In my earlier blog posts (not available now, though I may bring some back from my previous website), I observed that the making of images today is both wonderful and overwhelming. We are drowning in images; they appear on our social media platforms, are seen briefly, and then pass away, like leaves floating downstream in the fall: ephemera. Artificial Intelligence, too, is contributing to the cheapening of image-making.
Despite the fact that great (and not-so-great) images are everywhere, I still love capturing beauty. I have reflected on this love and realize that with each capture I get a little hit of dopamine. It’s like love at first sight. Sometimes when I am photographing a beautiful woman I actually have a reaction like fear: what I am seeing through the lens will disappear unless I capture it! I rarely have the same reaction with beauty in nature, though I do find my pulse picks up when I’m trying to capture something outdoors in light that is changing overhead. It is a capture. That’s the word we photographers use. We make something beautiful ours. “A thing of beauty is a joy forever,” wrote the poet Keats. The poem continues, “Its loveliness increases; it will never / Pass into nothingness . . . .” Unfortunately, when we are glutted with images, any particular image does pass into the nothingness of the Internet. Our attention moves on.
So what has this to do with stained glass? Perhaps not much, but it partly explains why I am devoting more of my creative energy to glass, which by its nature is not ephemeral. Glass is not like a digital image. Stained glass changes depending on the light falling on it, from behind or in front. As you move in front of it, the light bouncing off the textures on its surface changes, moves about. Glass can be very abstract, or representational. Perhaps most important, stained glass is likely to hang around, to be cherished, to be passed down. Even architectural stained glass may be removed from dilapidated buildings and hung separately in places like restaurants. Very seldom is it junked, unless much of the glass has been broken. Having restored a few windows, including these lead-came textured glass windows, below, I know that even these windows can be brought back, provided one has the unbroken, original glass.
(Click on images to see larger versions.)
I am no longer restoring windows, however, as I am really interested in creating new designs. For a while I was interested in the traditional, stylized mold.
Now I am interested in more abstract work (the first), or representational work, such as my latest, Glacier Bay II: Resurrexit. it was inspired by one of my photographic images (on the right).
So what goes into stained glass? First there is the design, whether abstract or stylized, on the one hand, or representational, on the other. In some ways this is the most important part of the work: if the design is strong as a “cartoon,” the beauty of the glass will fulfill its potential. If it is not, the glass my be pleasing, but it won’t make the design work. (For me, anyway, all I will notice are the flaws.) Once the design is drawn, I work on experimenting with color on the computer.

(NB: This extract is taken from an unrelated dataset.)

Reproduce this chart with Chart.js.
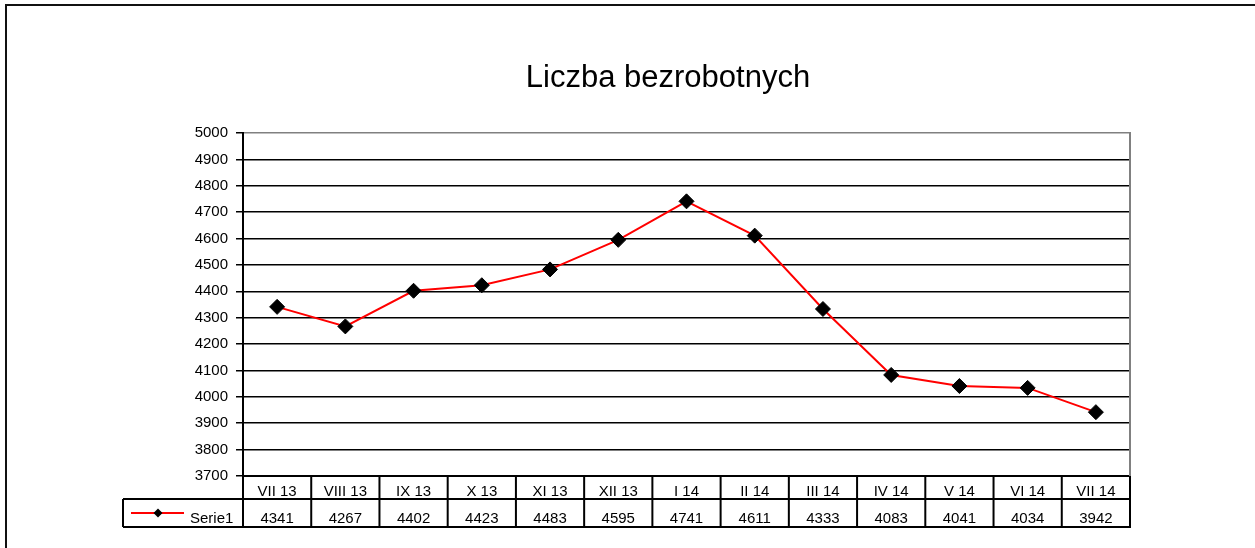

Then I choose the palette of glass: with too many colors, the mind can’t make sense of the pattern. With mountains, snowfields, and glaciers, you also want to show shadows. Tiffany used to layer glass behind glass to accomplish this. I did the same thing, using light-gray glass behind the foreground glass, with the piece BC Olympus, on the left. For Glacier Bay I, on the right, I used differently colored and textured glass, relying on the striations to indicate height or angle.
After I choose the glass, I set about copying the cartoon (using carbon paper under the original), then cutting out each paper piece from the copy, and marking the glass with a black magic marker around the paper shape. If the piece is at all complicated, so that a lot of time would be spent at the grinder, or glass wasted, I use my glass saw. First I glue the pattern piece to the glass (using rubber cement) so that I can guide the ring saw’s blade precisely. Then I start putting the pieces together, to make them all fit the pattern. This requires literally hours of grinding, especially for “glass-on-glass” pieces, as you want as little light as possible coming through the space between the pieces.
With standard stained glass work (copper foil), the process continues with the wrapping of the individual pieces of glass in the copper foil tape (sticky on one side), and the soldering of these pieces together. This gives you a panel that resembles the lead came ones found in many architectural pieces.
After soldering, the piece is framed in zinc “channel” (which gives it structural strength), cleaned of flux (a fluid used to make the solder flow and adhere to the copper), and rubbed with a polishing compound. Sometimes the piece is framed in wood instead of zinc.
With glass-on-glass pieces, the glue (Weldbond) takes weeks to cure. The piece can be hung, but it will not be ready for prime time until the glue is invisible. When it is ready, it can be photographed. Ideally it is captured with an even light behind it ,as well as in front, and no reflection.
It’s demanding, time-consuming work, but the result is a visual joy.